Mas a Homilia do Dia Mundial da Paz de 1974 - Repensar a Guerra - foi a gota de água que fez transbordar a (im)paciência e a raiva do regime colonial, sobretudo da PIDE.

No mês de Fevereiro, os Padres e as Irmãs Combonianos  publicam, na linha da atitude dos Padres Brancos em 1971, Um Imperativo de Consciênciaversando sobre os direitos do Povo Moçambicano. O Bispo assina também. Rapidamente chega ao conhecimento das autoridades e as manobras de ataque não se fazem esperar.

Manifestações arruaceiras orquestradas pela PIDE manipulando as forças mais primárias, ignorantes e colonialistas de Nampula,  levam, primeiro, ao ataque à Igreja Paroquial de S.Pedro, onde partiram todos os vidros, à Catedral e ao Centro Catequético do Anchilo, bem como a pedradas e insultos de fronte da residência episcopal, e, finalmente, à prisão de 10 missionários combonianos juntamente com o Bispo, a pretexto, dizia o Governador Gama Amaral, de os defender da fúria popular. Todos seriam expulsos não só de Nampula mas também de Moçambique.

Com o 25 de Abril não se fez esperar o desagravo político. O General Spínola convidou-o para membro do Conselho de Estado, o que foi, naturalmente, declinado.

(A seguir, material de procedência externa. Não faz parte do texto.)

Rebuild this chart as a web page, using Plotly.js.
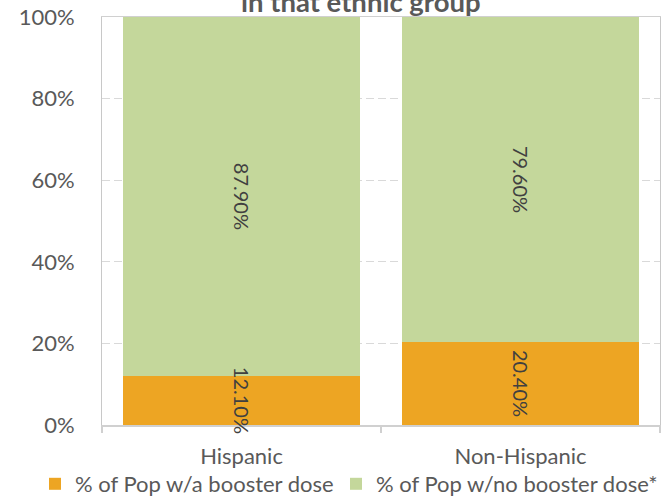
<!DOCTYPE html>
<html>
<head>
<meta charset="utf-8">
<script src="https://cdn.plot.ly/plotly-3.0.1.min.js"></script>
<style>html,body{margin:0;padding:0;background:#fff;overflow:hidden;}#chart{width:661px;height:505px;}</style>
</head>
<body>
<div id="chart"></div>
<script>
const categories = ["Hispanic", "Non-Hispanic"];
const seriesNames = ["% of Pop w/a booster dose", "% of Pop w/no booster dose*"];
const withBooster = [0.121, 0.204];
const withoutBooster = [0.879, 0.796];
const yTickValues = [0, 0.2, 0.4, 0.6, 0.8, 1.0];
const yTickLabels = ["0%", "20%", "40%", "60%", "80%", "100%"];
const titleText = "in that ethnic group";

const FONT = "Lato, 'Open Sans', sans-serif";
const fmt = v => (v * 100).toFixed(2) + "%";

const data = [
  {
    type: "bar", name: seriesNames[0], x: categories, y: withBooster, legend: "legend",
    marker: {color: "#EDA523", line: {width: 0}}, hoverinfo: "skip"
  },
  {
    type: "bar", name: seriesNames[1], x: categories, y: withoutBooster, legend: "legend2",
    marker: {color: "#C4D79B", line: {width: 0}}, hoverinfo: "skip"
  }
];

// data labels: centred in each stacked segment, placed through the axes
const labelAnnotations = [];
categories.forEach((c, i) => {
  const segs = [withBooster[i], withoutBooster[i]];
  let base = 0;
  segs.forEach(v => {
    labelAnnotations.push({
      x: c, y: base + v / 2, xref: "x", yref: "y",
      text: fmt(v), showarrow: false, textangle: 90,
      font: {family: FONT, size: 20, color: "#404040"}
    });
    base += v;
  });
});

const legendCommon = {
  orientation: "h", xref: "container", yref: "container",
  xanchor: "left", y: 0, yanchor: "bottom",
  font: {family: FONT, size: 22, color: "#595959"},
  itemwidth: 30, bgcolor: "rgba(0,0,0,0)"
};

const layout = {
  width: 661, height: 505,
  margin: {l: 102, r: 1, t: 17, b: 80},
  paper_bgcolor: "#fff", plot_bgcolor: "#fff",
  barmode: "stack",
  bargap: 0.147,
  font: {family: FONT, color: "#595959"},
  showlegend: true,
  legend: Object.assign({}, legendCommon, {x: 35 / 661}),
  legend2: Object.assign({}, legendCommon, {x: 336 / 661}),
  xaxis: {
    type: "category",
    showline: true, linecolor: "#d0d0d0", linewidth: 1.5, mirror: true,
    ticks: "outside", tickson: "boundaries", ticklen: 6, tickcolor: "#d0d0d0", tickwidth: 1.5,
    tickfont: {family: FONT, size: 22, color: "#595959"},
    ticklabelstandoff: 11,
    showgrid: false, fixedrange: true
  },
  yaxis: {
    range: [0, 1],
    tickvals: yTickValues, ticktext: yTickLabels,
    tickfont: {family: FONT, size: 22, color: "#595959"},
    ticks: "", ticklabelstandoff: 22,
    showline: true, linecolor: "#c8c8c8", linewidth: 1, mirror: true,
    showgrid: true, gridcolor: "#d9d9d9", gridwidth: 1.2, griddash: "8px,4px",
    zeroline: false, fixedrange: true
  },
  annotations: [{
    text: "<b>" + titleText + "</b>",
    xref: "paper", yref: "paper", x: 0.464, y: 1.0, yanchor: "bottom", xanchor: "center",
    yshift: -3,
    showarrow: false,
    font: {family: FONT, size: 27.5, color: "#595959"}
  }].concat(labelAnnotations)
};

Plotly.newPlot("chart", data, layout, {displayModeBar: false, staticPlot: true});
</script>
</body>
</html>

Vieira Pinto, por decisão pessoal, regressaria a Nampula em Janeiro de 1975, em pleno processo de transição para a Independência em cuja cerimónia oficial, no estádio da Machava, foi convidado expresso do Presidente Samora.

Finalmente eleito presidente da CEM ainda pela maioria dos seus pares portugueses (apenas tinham sido nomeados os dois primeiros bispos negros moçambicanos, Alexandre Maria dos Santos (Lourenço Marques/Maputo) e Januário Nhamgumbe (Porto Amélia/Pemba), não chegaria a terminar o seu mandato. Outros valores nacionalistas se levantavam entretanto. Mas Vieira Pinto permaneceu em serviço lúcido e dedicado ao seu povo, agora sob os ventos da revolução marxista-leninista de que a Frelimo se reclamava contundentemente.

São deste tempo 3 documentos importantíssimos onde a coragem e a serenidade da sua visão profética mais uma vez se fazem  alimento precioso para quem não queria nem virar anti-comunista primário, nem colaborador acrítico da proclamada obra de reconstrução nacional revolucionária:
- Interpelações da revolução
Um Tempo Novo
 Ateísmo e Religião - Fé e Revolução 


Já nos tempos da maldita guerra civil, pronunciou uma importante homilia no Dia Mundial da Paz de 1984 que teve por título:

A CORAGEM DA PAZ

No mês de Março seguinte seria celebrado o Acordo de Incomati entre o regime do Apartheid e o governo de Samora Machel. Mas o martírio da guerra perduraria ainda muito para lá da morte de Samora (19 de Outubro de 1986), até ao Acordo Geral de Paz entre a RENAMO e o Governo de Moçambique (4.10.1992), que, por não ter sido devidamente implementado o seu protocolo IV, está a provocar sérias perturbações militares com novas e inúteis perdas de vidas nestes dias.

O Arcebispo Manuel Vieira Pinto permaneceria em Moçambique até ao Mês de Março de 2001, altura em que tomou posse o seu sucessor, o primeiro arcebispo moçambicano de Nampula, Tomé Makhweliha.

Vive os seus últimos dias na Casa Sacerdotal da Diocese do Porto de cuja Fraternidade foi um dos grandes impulsionadores enquanto jovem padre.